PRUNEVISION API Docs

Analytical benchmarking for Vision Transformer (ViT) pruning.
Estimate FLOPs, visualize token reduction, and optimize transmission without training.

Base URL: / Fast & Stateless Python/Torch

Core Concepts

PRUNEVISION exposes analytical algorithms to determine which "tokens" (parts of an image or embedding) are important.

Static

Uses L2 Norm (Magnitude). Keeps tokens with the highest energy activation.

Entropy

Measures information density within the token vector via Softmax/Log distribution.

Fractal

Computes the Box-Counting Dimension (complexity) of the signal structure.

Neighborhood

Evaluates token centrality and local variance relative to other tokens.

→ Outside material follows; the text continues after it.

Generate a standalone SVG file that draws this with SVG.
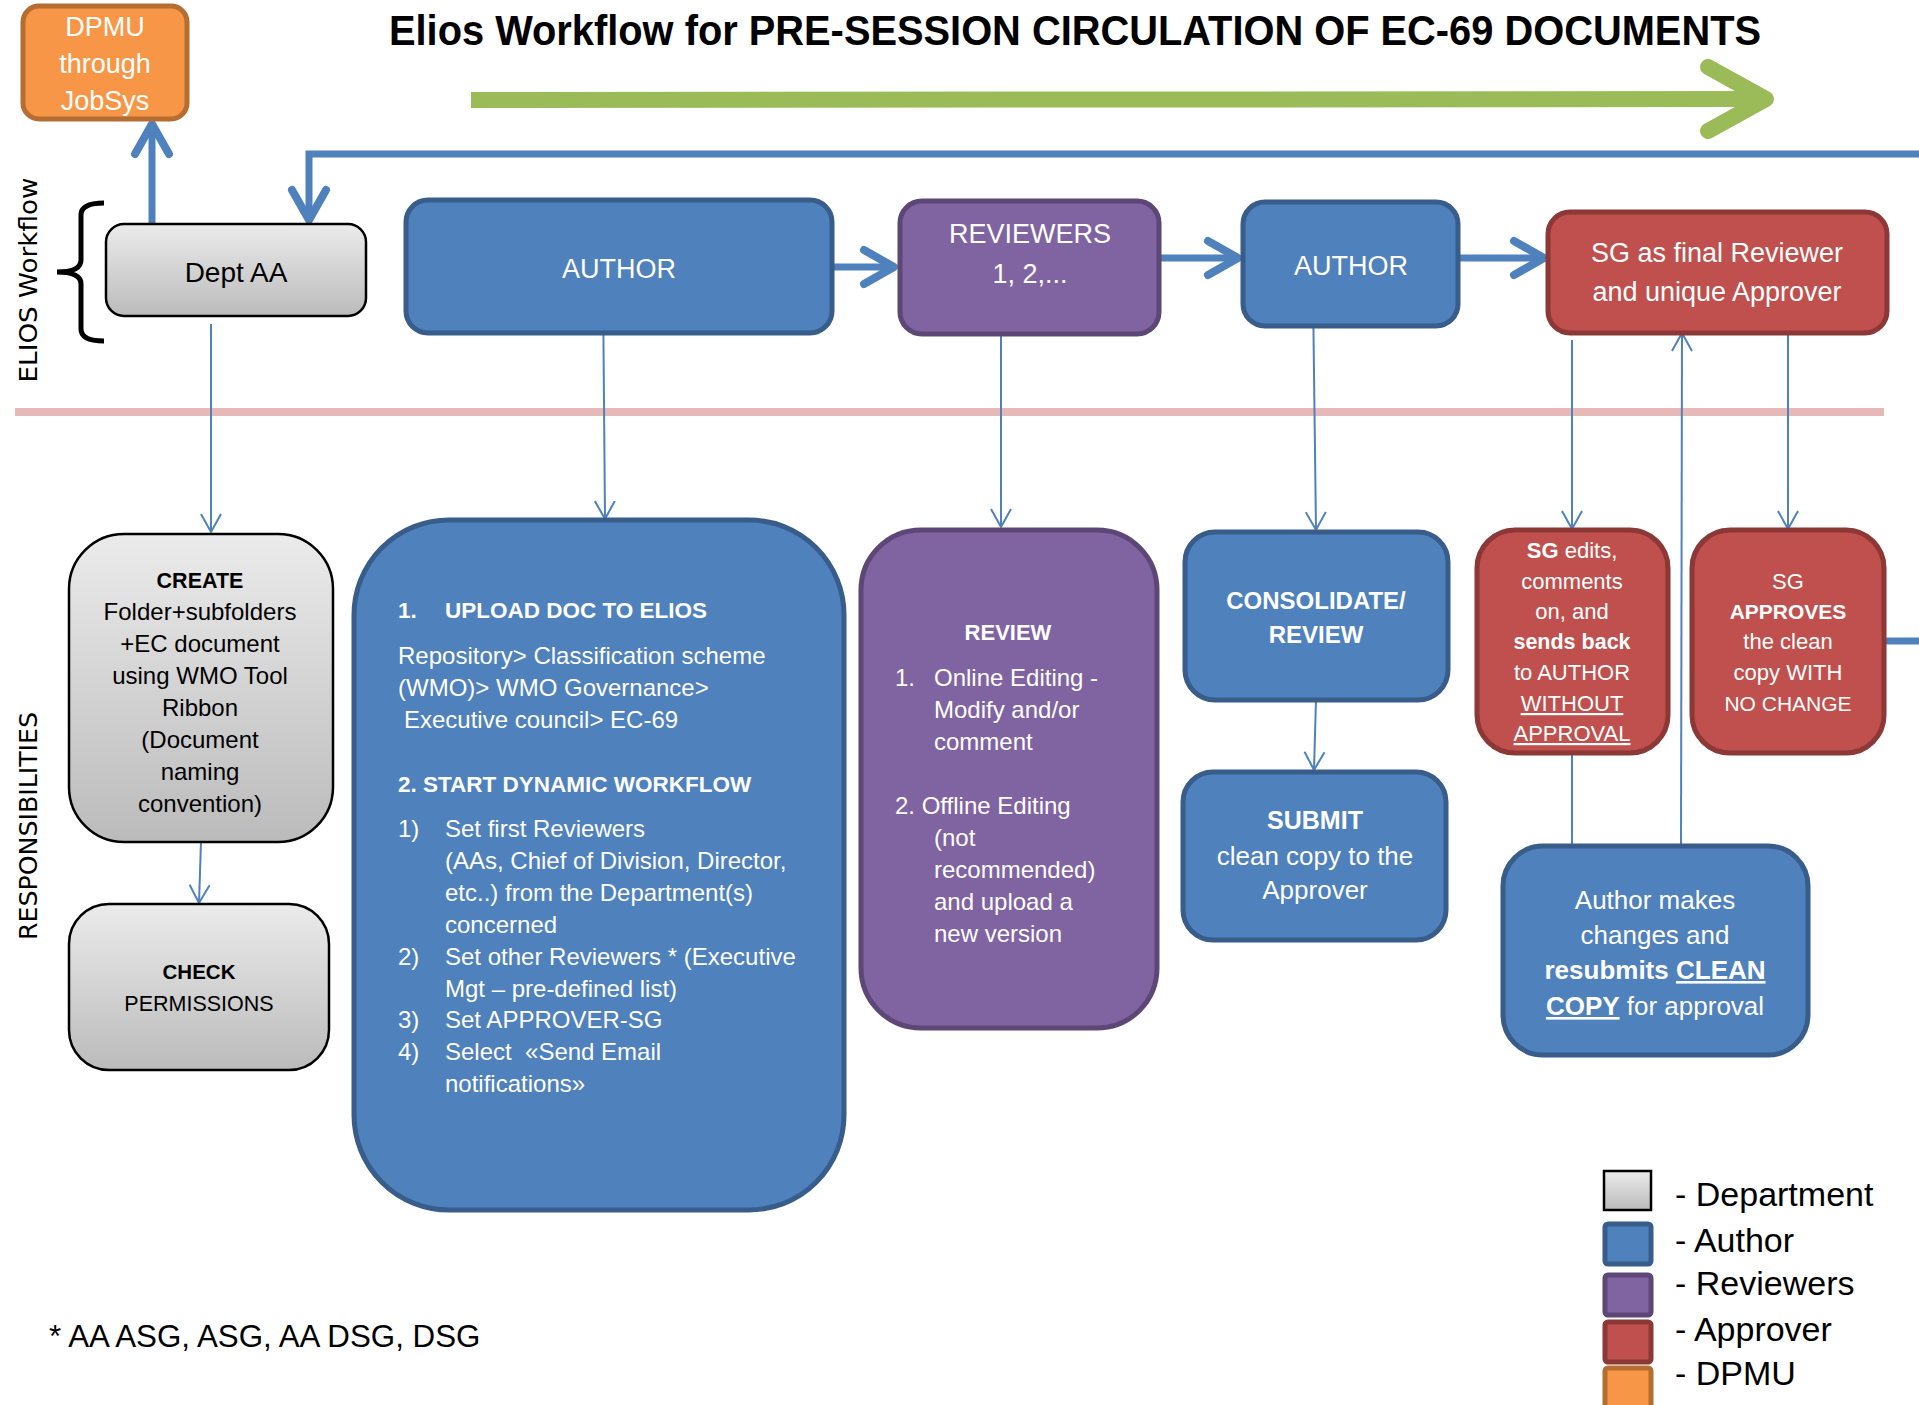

Your feedback is essential!

Since we are just starting out, your feedback is the most important tool for PRUNEVISION to evolve.

1. Tensor Processing

Process raw embedding tensors efficiently. Preferred for backend-to-backend communication.

POST /prune/embeddings-binary

High-performance endpoint accepting raw bytes (numpy/torch buffer). Avoids JSON parsing overhead.

Query Parameters
NameTypeDescription
methodstringentropy (default), static, fractal, neighborhood
prune_ratiofloat0.0 to 1.0 (e.g., 0.5 removes 50% of tokens)
shapestringInput shape "B,N,D" (e.g., "1,196,768")
return_binaryboolIf true, returns raw bytes of pruned tensor.
Request Body

Multipart/Form-Data: File upload containing raw float32 bytes.

Rate Limit: 20/min
Python Example
import requests
import numpy as np

# Generate dummy data: Batch=1, Tokens=196, Dim=768
data = np.random.rand(1, 196, 768).astype(np.float32)

response = requests.post(
    "http://localhost:8000/prune/embeddings-binary",
    params={"shape": "1,196,768", "method": "fractal", "prune_ratio": 0.3},
    files={"file": data.tobytes()}
)
print(response.json())

2. Vision & Visualization

Directly upload images to analyze pruning behavior on visual patches.

POST /prune/visualize-reconstruction

Returns a PNG image showing which parts of the image were kept (color) and removed (black).

file Multipart image file (JPEG/PNG)
method Pruning strategy to apply.
prune_ratio Percentage of patches to mask out (e.g., 0.7).

POST /prune/image

Converts image to tokens internally, prunes, and returns FLOPs/Reduction metrics.

Response JSON Example:
{
  "filename": "cat.jpg",
  "method": "entropy",
  "metrics": {
    "original_tokens": 196,
    "remaining_tokens": 98,
    "token_reduction_ratio": 0.5,
    "flops_reduction_ratio": 0.5012
  }
}

3. Benchmarking & IoT

Compare All

/benchmark/compare-all

Upload a binary tensor once. The server runs all 4 algorithms and returns a JSON comparison list sorted by signal preservation score.

Ideal for Research Papers

IoT Transmission

/optimize/transmission

Compresses an image into a custom .spv (Sparse Vision) format containing only high-entropy patches.

  • Returns X-Savings-Percent header.
  • Uses Zlib compression on sparse data.